Little or no inclusion

Some students fully included

Dedicated to the success of all students

Ignores individual differences

Cooperative learning is notices in some classes

Focus is on how students learn more than what they learn

Minimal efforts to accommodate diverse learners

Some student- based activites

Examines growth indicators or need for improvement

High special education referral rate for minority and bilingual students

Some students in special education are regarded well by some teachers

Uses self- reflection to evaluate inclusive practices

Studies done on co- teaching have found that it can be a very effective method for meeting student needs (Magiera et al., 2005; Murawski, 2006; Rea et al., 2002).

However, administrative support is key to its implementation and, ultimately, its success or failure (Dieker, 2001; Rea, 2005; Spencer, 2005)

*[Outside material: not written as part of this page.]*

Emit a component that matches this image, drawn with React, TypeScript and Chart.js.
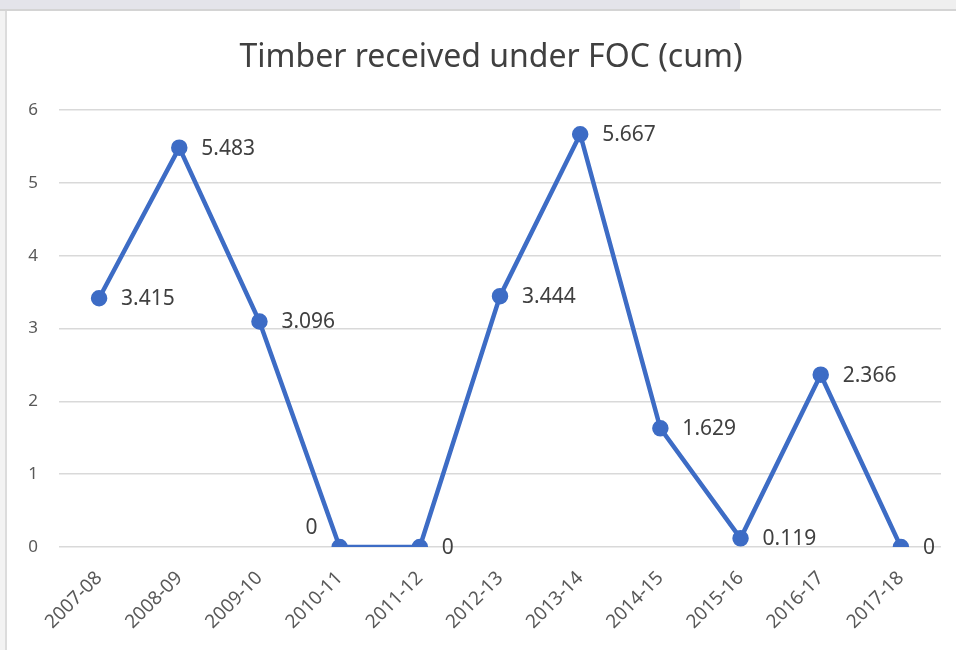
import React, { useEffect, useRef } from "react";
import { Chart, registerables } from "chart.js";

Chart.register(...registerables);

const categories = [
  "2007-08", "2008-09", "2009-10", "2010-11", "2011-12", "2012-13",
  "2013-14", "2014-15", "2015-16", "2016-17", "2017-18",
];
const timberValues = [3.415, 5.483, 3.096, 0, 0, 3.444, 5.667, 1.629, 0.119, 2.366, 0];
const valueLabels = ["3.415", "5.483", "3.096", "0", "0", "3.444", "5.667", "1.629", "0.119", "2.366", "0"];
const yTicks = [0, 1, 2, 3, 4, 5, 6];
const titleText = "Timber received under FOC (cum)";

const FONT = "'Noto Sans', 'Open Sans', sans-serif";
const BLUE = "#3d6cc5";

const titlePlugin = {
  id: "customTitle",
  afterDraw(chart: any) {
    const ctx = chart.ctx;
    ctx.save();
    ctx.font = `32px ${FONT}`;
    ctx.fillStyle = "#404040";
    ctx.textAlign = "center";
    ctx.textBaseline = "middle";
    ctx.fillText(titleText, 491, 58);
    ctx.restore();
  },
};

const dataLabelPlugin = {
  id: "dataLabels",
  afterDatasetsDraw(chart: any) {
    const ctx = chart.ctx;
    const meta = chart.getDatasetMeta(0);
    ctx.save();
    ctx.font = `21px ${FONT}`;
    ctx.fillStyle = "#404040";
    ctx.textBaseline = "middle";
    meta.data.forEach((pt: any, i: number) => {
      const text = valueLabels[i];
      if (i === 3) {
        ctx.textAlign = "right";
        ctx.fillText(text, pt.x - 22, pt.y - 19);
      } else {
        ctx.textAlign = "left";
        ctx.fillText(text, pt.x + 22, pt.y + 1);
      }
    });
    ctx.restore();
  },
};

export default function App() {
  const ref = useRef<HTMLCanvasElement>(null);
  useEffect(() => {
    if (!ref.current) return;
    const chart = new Chart(ref.current, {
      type: "line",
      data: {
        labels: categories,
        datasets: [
          {
            data: timberValues,
            borderColor: BLUE,
            backgroundColor: BLUE,
            borderWidth: 4.5,
            pointRadius: 6,
            pointHoverRadius: 6,
            pointBackgroundColor: BLUE,
            pointBorderColor: BLUE,
            tension: 0,
          },
        ],
      },
      options: {
        animation: false,
        responsive: false,
        maintainAspectRatio: false,
        layout: { padding: { left: 0, right: 15, top: 110, bottom: 0 } },
        plugins: {
          legend: { display: false },
          tooltip: { enabled: false },
          title: { display: false },
        },
        scales: {
          x: {
            offset: true,
            grid: { display: false, drawTicks: false },
            border: { display: false },
            ticks: {
              color: "#595959",
              font: { family: FONT, size: 19 },
              minRotation: 45,
              maxRotation: 45,
              padding: 20,
            },
            afterFit(scale: any) {
              scale.height = 103;
            },
          },
          y: {
            min: 0,
            max: 6,
            afterBuildTicks(scale: any) {
              scale.ticks = yTicks.map((v) => ({ value: v }));
            },
            grid: { color: "#d9d9d9", lineWidth: 1.5, drawTicks: false },
            border: { display: false },
            ticks: {
              color: "#595959",
              font: { family: FONT, size: 17 },
              padding: 21,
            },
            afterFit(scale: any) {
              scale.width = 59;
            },
          },
        },
      },
      plugins: [dataLabelPlugin, titlePlugin],
    });
    return () => chart.destroy();
  }, []);

  return (
    <div style={{ position: "fixed", left: 0, top: 0, width: 956, height: 650, background: "#ffffff", overflow: "hidden" }}>
      <div style={{ position: "absolute", left: 0, top: 0, width: 740, height: 9, background: "#e4e4ea" }} />
      <div style={{ position: "absolute", left: 740, top: 0, width: 216, height: 9, background: "#efefef" }} />
      <div style={{ position: "absolute", left: 0, top: 9, width: 956, height: 2, background: "#d4d4d4" }} />
      <div style={{ position: "absolute", left: 0, top: 11, width: 5, height: 639, background: "#f3f3f3" }} />
      <div style={{ position: "absolute", left: 5, top: 11, width: 2, height: 639, background: "#dcdcdc" }} />
      <canvas ref={ref} width={956} height={650} style={{ position: "absolute", left: 0, top: 0, width: 956, height: 650 }} />
    </div>
  );
}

Everything starts with the administrators, they are the matchmakers. They can decide if there will be co- teaching, effective or not. There are many ways for the administrator to show if he or she truly supports co- teaching. A major part involves the awareness of the different approaches to collaborative support in the general education classroom. Another part is providing guidance in the logistics of creating co- taught teams and their schedules. The administrator has to provide support for co- instruction of students in inclusive classes, and also being aware of best practices in supervising co- taught teams.

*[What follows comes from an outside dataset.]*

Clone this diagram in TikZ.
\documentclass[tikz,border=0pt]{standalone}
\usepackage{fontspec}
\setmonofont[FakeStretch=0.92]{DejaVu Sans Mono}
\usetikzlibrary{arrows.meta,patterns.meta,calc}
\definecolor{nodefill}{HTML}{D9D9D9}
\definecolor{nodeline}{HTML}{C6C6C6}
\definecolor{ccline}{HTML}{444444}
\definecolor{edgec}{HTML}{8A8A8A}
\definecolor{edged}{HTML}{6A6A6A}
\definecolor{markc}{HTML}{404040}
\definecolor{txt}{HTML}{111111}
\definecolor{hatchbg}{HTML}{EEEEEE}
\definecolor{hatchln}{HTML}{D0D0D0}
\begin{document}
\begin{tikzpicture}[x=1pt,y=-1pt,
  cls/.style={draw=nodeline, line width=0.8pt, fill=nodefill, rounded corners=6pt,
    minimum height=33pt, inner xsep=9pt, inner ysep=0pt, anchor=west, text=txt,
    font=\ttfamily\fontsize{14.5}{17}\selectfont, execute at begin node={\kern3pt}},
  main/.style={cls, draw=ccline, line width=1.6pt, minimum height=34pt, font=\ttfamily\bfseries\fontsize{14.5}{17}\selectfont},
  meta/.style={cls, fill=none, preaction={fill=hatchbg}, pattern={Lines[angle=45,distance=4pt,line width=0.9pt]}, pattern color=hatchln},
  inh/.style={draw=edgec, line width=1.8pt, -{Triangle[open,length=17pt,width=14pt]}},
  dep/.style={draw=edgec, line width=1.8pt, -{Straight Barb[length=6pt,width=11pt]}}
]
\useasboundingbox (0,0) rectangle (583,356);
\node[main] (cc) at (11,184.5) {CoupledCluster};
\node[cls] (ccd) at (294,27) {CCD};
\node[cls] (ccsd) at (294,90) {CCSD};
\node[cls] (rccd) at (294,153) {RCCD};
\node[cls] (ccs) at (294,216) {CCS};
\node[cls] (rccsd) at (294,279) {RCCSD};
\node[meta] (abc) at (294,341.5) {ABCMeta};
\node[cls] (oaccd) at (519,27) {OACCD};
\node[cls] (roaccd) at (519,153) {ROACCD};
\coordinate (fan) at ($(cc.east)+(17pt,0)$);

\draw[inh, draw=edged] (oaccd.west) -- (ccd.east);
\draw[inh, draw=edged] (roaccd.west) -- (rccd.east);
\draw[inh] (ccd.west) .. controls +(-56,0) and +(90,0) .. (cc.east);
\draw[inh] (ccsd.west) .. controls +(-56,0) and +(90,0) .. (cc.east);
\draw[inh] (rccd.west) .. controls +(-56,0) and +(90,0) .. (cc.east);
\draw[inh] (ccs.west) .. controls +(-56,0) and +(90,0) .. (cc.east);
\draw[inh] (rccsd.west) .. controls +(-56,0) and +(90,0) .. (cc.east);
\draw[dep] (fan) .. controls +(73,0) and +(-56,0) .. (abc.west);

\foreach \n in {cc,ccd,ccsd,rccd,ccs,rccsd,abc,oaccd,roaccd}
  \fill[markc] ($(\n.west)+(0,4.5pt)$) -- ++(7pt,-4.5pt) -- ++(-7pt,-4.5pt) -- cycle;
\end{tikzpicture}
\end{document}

Although, having to professional teachers in one class is the dream for a lot of people (administrators, teachers, and parents), not everybody can achieve this situation. On of the reasons can be budget problems. It is also very hard for an administrative force to to know what the possible approaches are for the providing support to students with special needs in the general education classroom.

Another important point for a successful start in co- teaching is that everybody has to be aware of the differences in these terms. Miscommunication at this stage can be devastating and can negatively impact the adoption and implementation of co- teaching.

As already mentioned: Co- Teaching is when two professionals co- plan, co- instruct, and co- assess a diverse group of students in the same general education classroom (Murawski, 2003)

Both teachers are equals in the classroom and both provide substantive instruction to all students (Friend and Cook, 2003).

According to Spencer, 2005, co- teaching requires a commitment from teachers and administrators. Both teachers are embedded into instruction, which means that the general education teacher is not the "real" teacher and the special education teacher has to deal with the role as a paraprofessional. Both teachers are dedicated to all aspects of teaching the class (planning, instructing,assassing).

Administrators must demonstrate a healthy respect for this collaborative and co-equal relationship if they want to ensure that both teachers and students value it as well. (Murawski, 2009)

Differences between In-Class Support and Co- Teaching

As stated in "Collaborative Teaching in Secondary Education" by Wendy Murawski, a great deal of schools do not have enough special education teachers to enable all classes to be co- taught. The special educators are often not as many in order to monitoring the growing caseload and cannot afford to be in one classroom all the time. In that case in-class support should also be acceptable. In-class support is different from co-teaching, there is no co- planning and no co-assessing.

During in- class support the special teacher takes over different roles:

Providing on-the-spot modifications and accommodations

Behavioral support

Proximity control

Other academic and social assistance if needed

The two teachers are in the same room and they are getting to know one another, but the level of commitment, goal setting, and shared decision making is lacking.They may be friends, but they are not two partners sharing equally in the collaboration required by two individuals commited to raising children together. (Murawski, 2009)

All in all, in-class supports are better than no support at all.